Will you write out the data exactly, excluding every picture?

Source material:
— begin —
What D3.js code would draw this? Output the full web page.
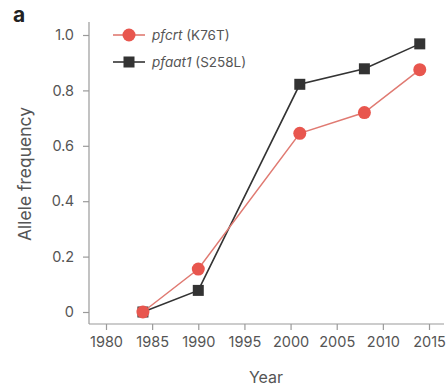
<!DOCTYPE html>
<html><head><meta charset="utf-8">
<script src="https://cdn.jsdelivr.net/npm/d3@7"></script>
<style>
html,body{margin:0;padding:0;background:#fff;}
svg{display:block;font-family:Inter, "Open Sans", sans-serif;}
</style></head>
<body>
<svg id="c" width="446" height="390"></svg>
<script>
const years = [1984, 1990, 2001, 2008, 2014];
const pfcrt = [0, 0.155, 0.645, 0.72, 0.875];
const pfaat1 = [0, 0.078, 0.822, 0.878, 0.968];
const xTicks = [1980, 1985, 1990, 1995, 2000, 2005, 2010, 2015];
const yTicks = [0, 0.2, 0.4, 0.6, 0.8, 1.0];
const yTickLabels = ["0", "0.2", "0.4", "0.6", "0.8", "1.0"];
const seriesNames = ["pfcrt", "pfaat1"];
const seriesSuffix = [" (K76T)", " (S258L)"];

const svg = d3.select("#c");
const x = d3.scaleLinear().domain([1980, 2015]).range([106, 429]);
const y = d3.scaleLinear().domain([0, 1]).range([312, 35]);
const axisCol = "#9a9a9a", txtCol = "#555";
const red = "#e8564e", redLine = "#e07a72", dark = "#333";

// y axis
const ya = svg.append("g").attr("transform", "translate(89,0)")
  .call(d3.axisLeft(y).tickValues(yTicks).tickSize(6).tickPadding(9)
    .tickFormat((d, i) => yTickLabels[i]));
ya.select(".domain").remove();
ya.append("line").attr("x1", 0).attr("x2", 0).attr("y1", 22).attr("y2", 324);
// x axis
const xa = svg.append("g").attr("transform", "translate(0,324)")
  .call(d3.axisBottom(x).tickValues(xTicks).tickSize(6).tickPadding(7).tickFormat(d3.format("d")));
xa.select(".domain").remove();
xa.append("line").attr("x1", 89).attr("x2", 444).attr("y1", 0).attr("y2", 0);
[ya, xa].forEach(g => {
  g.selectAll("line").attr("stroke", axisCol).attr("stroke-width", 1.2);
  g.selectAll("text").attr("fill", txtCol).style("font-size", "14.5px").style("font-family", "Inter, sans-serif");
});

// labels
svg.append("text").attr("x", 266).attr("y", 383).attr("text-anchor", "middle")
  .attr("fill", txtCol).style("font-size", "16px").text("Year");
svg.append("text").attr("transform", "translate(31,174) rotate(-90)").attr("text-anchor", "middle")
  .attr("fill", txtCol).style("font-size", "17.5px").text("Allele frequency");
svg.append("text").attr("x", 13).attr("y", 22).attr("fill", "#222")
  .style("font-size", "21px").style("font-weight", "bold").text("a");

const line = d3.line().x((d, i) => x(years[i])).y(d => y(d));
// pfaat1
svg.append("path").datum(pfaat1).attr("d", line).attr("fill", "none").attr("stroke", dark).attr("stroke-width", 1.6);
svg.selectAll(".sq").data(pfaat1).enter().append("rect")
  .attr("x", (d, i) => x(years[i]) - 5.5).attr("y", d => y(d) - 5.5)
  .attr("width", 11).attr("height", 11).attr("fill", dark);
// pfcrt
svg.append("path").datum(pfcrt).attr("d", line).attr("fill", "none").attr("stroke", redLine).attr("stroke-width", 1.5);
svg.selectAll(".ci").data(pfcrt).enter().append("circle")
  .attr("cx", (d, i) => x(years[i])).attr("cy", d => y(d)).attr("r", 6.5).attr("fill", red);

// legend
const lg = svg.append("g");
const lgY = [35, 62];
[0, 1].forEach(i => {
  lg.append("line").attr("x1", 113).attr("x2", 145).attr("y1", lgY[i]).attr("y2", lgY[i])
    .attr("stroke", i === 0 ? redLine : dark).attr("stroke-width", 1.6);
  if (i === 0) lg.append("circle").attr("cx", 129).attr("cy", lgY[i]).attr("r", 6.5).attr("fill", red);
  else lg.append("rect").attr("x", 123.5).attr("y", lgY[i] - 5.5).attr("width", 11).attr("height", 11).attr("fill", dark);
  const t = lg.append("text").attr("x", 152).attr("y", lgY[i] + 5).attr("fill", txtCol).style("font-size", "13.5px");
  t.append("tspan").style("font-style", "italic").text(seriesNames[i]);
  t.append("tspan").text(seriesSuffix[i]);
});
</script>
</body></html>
— end —
Finished exercise:
What D3.js code would draw this? Output the full web page.
<!DOCTYPE html>
<html><head><meta charset="utf-8">
<script src="https://cdn.jsdelivr.net/npm/d3@7"></script>
<style>
html,body{margin:0;padding:0;background:#fff;}
svg{display:block;font-family:Inter, "Open Sans", sans-serif;}
</style></head>
<body>
<svg id="c" width="446" height="390"></svg>
<script>
const years = [1984, 1990, 2001, 2008, 2014];
const pfcrt = [0, 0.155, 0.645, 0.72, 0.875];
const pfaat1 = [0, 0.078, 0.822, 0.878, 0.968];
const xTicks = [1980, 1985, 1990, 1995, 2000, 2005, 2010, 2015];
const yTicks = [0, 0.2, 0.4, 0.6, 0.8, 1.0];
const yTickLabels = ["0", "0.2", "0.4", "0.6", "0.8", "1.0"];
const seriesNames = ["pfcrt", "pfaat1"];
const seriesSuffix = [" (K76T)", " (S258L)"];

const svg = d3.select("#c");
const x = d3.scaleLinear().domain([1980, 2015]).range([106, 429]);
const y = d3.scaleLinear().domain([0, 1]).range([312, 35]);
const axisCol = "#9a9a9a", txtCol = "#555";
const red = "#e8564e", redLine = "#e07a72", dark = "#333";

// y axis
const ya = svg.append("g").attr("transform", "translate(89,0)")
  .call(d3.axisLeft(y).tickValues(yTicks).tickSize(6).tickPadding(9)
    .tickFormat((d, i) => yTickLabels[i]));
ya.select(".domain").remove();
ya.append("line").attr("x1", 0).attr("x2", 0).attr("y1", 22).attr("y2", 324);
// x axis
const xa = svg.append("g").attr("transform", "translate(0,324)")
  .call(d3.axisBottom(x).tickValues(xTicks).tickSize(6).tickPadding(7).tickFormat(d3.format("d")));
xa.select(".domain").remove();
xa.append("line").attr("x1", 89).attr("x2", 444).attr("y1", 0).attr("y2", 0);
[ya, xa].forEach(g => {
  g.selectAll("line").attr("stroke", axisCol).attr("stroke-width", 1.2);
  g.selectAll("text").attr("fill", txtCol).style("font-size", "14.5px").style("font-family", "Inter, sans-serif");
});

// labels
svg.append("text").attr("x", 266).attr("y", 383).attr("text-anchor", "middle")
  .attr("fill", txtCol).style("font-size", "16px").text("Year");
svg.append("text").attr("transform", "translate(31,174) rotate(-90)").attr("text-anchor", "middle")
  .attr("fill", txtCol).style("font-size", "17.5px").text("Allele frequency");
svg.append("text").attr("x", 13).attr("y", 22).attr("fill", "#222")
  .style("font-size", "21px").style("font-weight", "bold").text("a");

const line = d3.line().x((d, i) => x(years[i])).y(d => y(d));
// pfaat1
svg.append("path").datum(pfaat1).attr("d", line).attr("fill", "none").attr("stroke", dark).attr("stroke-width", 1.6);
svg.selectAll(".sq").data(pfaat1).enter().append("rect")
  .attr("x", (d, i) => x(years[i]) - 5.5).attr("y", d => y(d) - 5.5)
  .attr("width", 11).attr("height", 11).attr("fill", dark);
// pfcrt
svg.append("path").datum(pfcrt).attr("d", line).attr("fill", "none").attr("stroke", redLine).attr("stroke-width", 1.5);
svg.selectAll(".ci").data(pfcrt).enter().append("circle")
  .attr("cx", (d, i) => x(years[i])).attr("cy", d => y(d)).attr("r", 6.5).attr("fill", red);

// legend
const lg = svg.append("g");
const lgY = [35, 62];
[0, 1].forEach(i => {
  lg.append("line").attr("x1", 113).attr("x2", 145).attr("y1", lgY[i]).attr("y2", lgY[i])
    .attr("stroke", i === 0 ? redLine : dark).attr("stroke-width", 1.6);
  if (i === 0) lg.append("circle").attr("cx", 129).attr("cy", lgY[i]).attr("r", 6.5).attr("fill", red);
  else lg.append("rect").attr("x", 123.5).attr("y", lgY[i] - 5.5).attr("width", 11).attr("height", 11).attr("fill", dark);
  const t = lg.append("text").attr("x", 152).attr("y", lgY[i] + 5).attr("fill", txtCol).style("font-size", "13.5px");
  t.append("tspan").style("font-style", "italic").text(seriesNames[i]);
  t.append("tspan").text(seriesSuffix[i]);
});
</script>
</body></html>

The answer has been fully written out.